Le mode de calcul de l'aide au portage conduit à des écarts très marqués par exemplaire porté qui ne sont pas favorables à la PQR : les titres de PQR qui ne bénéficient pas des aides au pluralisme touchent 2,7 centimes en moyenne, contre 20,7 centimes pour les quotidiens nationaux qui perçoivent ces aides. Ces distorsions résultent notamment de la valorisation excessive du flux et de la prise en considération du portage de journaux par paquets. Si effet d'aubaine il y a, ce n'est pas à la PQR qu'il a bénéficié, mais à la presse quotidienne nationale, dont le portage est effectué en grande partie par paquets dans des hôtels et des aéroports et non au domicile des abonnés.

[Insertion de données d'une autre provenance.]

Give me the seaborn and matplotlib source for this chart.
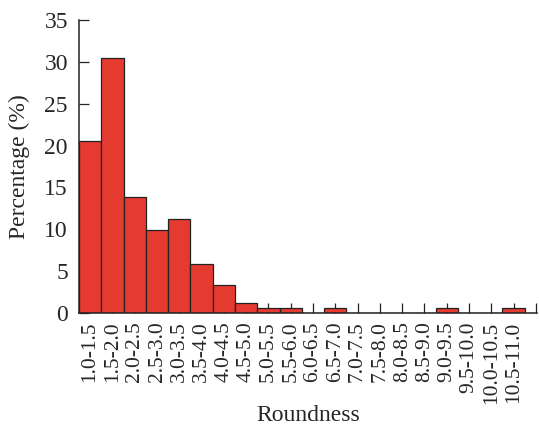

La ministre a annoncé une revalorisation supplémentaire de l'aide au flux et une bonification en faveur du portage multi-titres. De telles mesures risquent d'accentuer encore les distorsions que je viens d'évoquer et de rendre encore plus inéquitable et illisible la répartition des aides à la diffusion. Comment transformer aussi profondément une filière lorsque le cadre incitatif qui la sous-tend est imprévisible ? Pourquoi un éditeur instaurerait-il un service de portage qu'il ne serait pas assuré de maintenir durablement ?

Enfin, comme les acteurs de la PQR, je regrette vivement la suppression, dans la loi de finances initiale pour 2013, de l'opération « Mon journal offert », qui permettait d'aider la presse citoyenne à relever le défi que constitue la reconquête du jeune public, enjeu majeur.

Pour toutes ces raisons, j'émets un avis défavorable sur les crédits du programme « Presse » de la mission « Médias, livres et industries culturelles ».